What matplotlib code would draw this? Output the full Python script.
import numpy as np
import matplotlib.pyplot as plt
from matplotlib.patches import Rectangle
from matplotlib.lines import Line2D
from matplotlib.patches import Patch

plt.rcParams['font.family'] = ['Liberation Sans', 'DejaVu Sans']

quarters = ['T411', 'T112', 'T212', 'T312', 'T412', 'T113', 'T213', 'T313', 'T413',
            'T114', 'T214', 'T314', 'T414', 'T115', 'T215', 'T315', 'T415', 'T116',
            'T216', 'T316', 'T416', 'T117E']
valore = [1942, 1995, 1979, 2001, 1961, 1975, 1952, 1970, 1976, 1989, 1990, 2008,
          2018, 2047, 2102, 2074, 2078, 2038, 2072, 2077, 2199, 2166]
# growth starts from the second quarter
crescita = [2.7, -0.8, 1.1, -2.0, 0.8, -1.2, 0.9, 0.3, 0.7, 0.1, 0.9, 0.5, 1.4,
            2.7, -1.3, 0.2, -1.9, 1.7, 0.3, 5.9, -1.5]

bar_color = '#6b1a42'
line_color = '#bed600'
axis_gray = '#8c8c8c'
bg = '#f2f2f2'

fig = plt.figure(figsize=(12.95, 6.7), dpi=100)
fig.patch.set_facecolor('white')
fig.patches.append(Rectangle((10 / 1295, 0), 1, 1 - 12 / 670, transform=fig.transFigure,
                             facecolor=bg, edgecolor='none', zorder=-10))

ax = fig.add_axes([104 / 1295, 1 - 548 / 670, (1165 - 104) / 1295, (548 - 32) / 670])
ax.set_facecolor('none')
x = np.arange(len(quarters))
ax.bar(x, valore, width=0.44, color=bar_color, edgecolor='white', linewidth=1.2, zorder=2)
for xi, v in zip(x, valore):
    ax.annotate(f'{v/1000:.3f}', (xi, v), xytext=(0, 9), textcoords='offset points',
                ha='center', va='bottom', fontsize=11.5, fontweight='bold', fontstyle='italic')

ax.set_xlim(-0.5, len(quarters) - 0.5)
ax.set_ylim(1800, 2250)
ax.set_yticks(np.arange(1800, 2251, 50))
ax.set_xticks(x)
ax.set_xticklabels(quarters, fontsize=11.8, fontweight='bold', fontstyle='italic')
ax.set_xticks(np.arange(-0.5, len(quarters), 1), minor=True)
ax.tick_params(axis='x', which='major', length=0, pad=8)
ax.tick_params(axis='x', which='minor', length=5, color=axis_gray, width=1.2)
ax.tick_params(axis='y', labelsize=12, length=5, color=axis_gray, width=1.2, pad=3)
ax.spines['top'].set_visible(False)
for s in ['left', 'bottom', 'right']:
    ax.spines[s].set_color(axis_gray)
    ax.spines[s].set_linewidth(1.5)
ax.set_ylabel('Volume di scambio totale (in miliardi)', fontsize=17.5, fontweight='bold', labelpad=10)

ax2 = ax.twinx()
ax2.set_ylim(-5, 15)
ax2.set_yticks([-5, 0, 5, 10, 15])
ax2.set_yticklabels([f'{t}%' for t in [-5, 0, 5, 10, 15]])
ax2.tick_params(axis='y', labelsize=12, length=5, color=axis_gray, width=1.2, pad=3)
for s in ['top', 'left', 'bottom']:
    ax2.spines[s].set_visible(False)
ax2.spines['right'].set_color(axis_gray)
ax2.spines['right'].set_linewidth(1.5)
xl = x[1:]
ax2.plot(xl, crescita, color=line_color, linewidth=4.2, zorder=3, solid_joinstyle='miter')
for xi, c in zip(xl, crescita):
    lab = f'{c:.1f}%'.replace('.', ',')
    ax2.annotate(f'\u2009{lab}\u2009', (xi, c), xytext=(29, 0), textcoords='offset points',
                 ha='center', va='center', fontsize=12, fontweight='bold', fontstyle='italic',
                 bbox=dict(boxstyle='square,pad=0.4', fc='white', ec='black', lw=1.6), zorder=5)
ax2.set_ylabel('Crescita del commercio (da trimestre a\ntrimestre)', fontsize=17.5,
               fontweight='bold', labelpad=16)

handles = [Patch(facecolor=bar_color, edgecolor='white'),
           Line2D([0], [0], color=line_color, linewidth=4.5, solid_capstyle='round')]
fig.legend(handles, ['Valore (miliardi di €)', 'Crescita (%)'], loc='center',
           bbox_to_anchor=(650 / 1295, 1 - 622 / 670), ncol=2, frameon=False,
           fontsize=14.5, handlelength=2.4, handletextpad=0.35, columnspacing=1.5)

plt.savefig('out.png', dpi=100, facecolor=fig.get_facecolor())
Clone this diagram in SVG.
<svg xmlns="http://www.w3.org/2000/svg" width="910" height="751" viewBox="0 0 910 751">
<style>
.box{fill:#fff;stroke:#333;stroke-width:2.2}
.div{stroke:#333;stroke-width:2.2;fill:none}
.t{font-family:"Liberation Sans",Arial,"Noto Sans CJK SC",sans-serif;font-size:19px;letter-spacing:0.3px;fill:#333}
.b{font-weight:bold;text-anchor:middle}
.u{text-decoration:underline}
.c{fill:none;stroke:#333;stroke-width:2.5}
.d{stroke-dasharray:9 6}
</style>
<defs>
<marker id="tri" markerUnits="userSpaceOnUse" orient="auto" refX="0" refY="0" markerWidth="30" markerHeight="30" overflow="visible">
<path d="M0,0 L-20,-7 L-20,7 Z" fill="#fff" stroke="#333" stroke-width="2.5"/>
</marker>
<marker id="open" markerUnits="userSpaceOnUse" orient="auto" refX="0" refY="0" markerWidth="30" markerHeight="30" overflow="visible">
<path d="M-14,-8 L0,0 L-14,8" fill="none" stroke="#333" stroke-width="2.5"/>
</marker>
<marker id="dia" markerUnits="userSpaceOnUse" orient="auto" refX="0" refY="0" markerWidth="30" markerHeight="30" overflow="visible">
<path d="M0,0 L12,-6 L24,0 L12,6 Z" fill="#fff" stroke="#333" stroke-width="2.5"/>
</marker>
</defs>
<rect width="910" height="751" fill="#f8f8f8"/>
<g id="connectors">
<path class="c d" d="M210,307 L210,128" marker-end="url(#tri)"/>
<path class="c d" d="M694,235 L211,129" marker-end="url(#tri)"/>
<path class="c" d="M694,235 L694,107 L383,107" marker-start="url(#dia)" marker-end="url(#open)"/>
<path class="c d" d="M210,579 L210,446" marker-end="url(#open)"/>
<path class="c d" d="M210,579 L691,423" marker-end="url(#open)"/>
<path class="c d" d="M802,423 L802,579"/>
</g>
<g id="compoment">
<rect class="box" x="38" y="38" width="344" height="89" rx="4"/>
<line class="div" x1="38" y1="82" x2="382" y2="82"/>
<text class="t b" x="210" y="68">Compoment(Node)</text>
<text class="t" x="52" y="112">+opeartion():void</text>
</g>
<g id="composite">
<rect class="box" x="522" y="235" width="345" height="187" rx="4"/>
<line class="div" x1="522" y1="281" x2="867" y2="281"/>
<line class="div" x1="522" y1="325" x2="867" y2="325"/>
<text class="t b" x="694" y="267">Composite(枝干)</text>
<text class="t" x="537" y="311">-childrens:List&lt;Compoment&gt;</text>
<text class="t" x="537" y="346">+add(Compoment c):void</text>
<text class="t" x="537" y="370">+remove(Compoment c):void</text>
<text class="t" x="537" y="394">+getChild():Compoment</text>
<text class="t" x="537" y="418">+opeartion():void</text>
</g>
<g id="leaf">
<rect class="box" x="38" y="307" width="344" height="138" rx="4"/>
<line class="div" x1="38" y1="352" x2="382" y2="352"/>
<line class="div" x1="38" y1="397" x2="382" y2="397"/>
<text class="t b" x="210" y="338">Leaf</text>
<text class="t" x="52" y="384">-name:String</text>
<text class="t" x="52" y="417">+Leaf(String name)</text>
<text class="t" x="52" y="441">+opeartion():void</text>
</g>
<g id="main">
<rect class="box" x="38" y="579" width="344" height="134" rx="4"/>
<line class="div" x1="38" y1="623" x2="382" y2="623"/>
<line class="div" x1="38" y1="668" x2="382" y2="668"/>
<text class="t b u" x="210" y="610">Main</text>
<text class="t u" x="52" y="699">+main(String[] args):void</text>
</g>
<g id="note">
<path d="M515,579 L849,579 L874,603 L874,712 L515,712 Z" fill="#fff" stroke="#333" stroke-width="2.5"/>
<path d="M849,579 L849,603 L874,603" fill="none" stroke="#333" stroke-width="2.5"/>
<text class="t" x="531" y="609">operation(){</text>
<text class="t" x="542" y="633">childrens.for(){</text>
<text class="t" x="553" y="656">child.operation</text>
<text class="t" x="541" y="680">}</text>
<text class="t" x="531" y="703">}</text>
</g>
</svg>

══════════════════════════════

Copy exactly the lines from the top of the entries through the line with "from matplotlib.patches import Patch" in it, please, keeping both ends and adding nothing.

What matplotlib code would draw this? Output the full Python script.
import numpy as np
import matplotlib.pyplot as plt
from matplotlib.patches import Rectangle
from matplotlib.lines import Line2D
from matplotlib.patches import Patch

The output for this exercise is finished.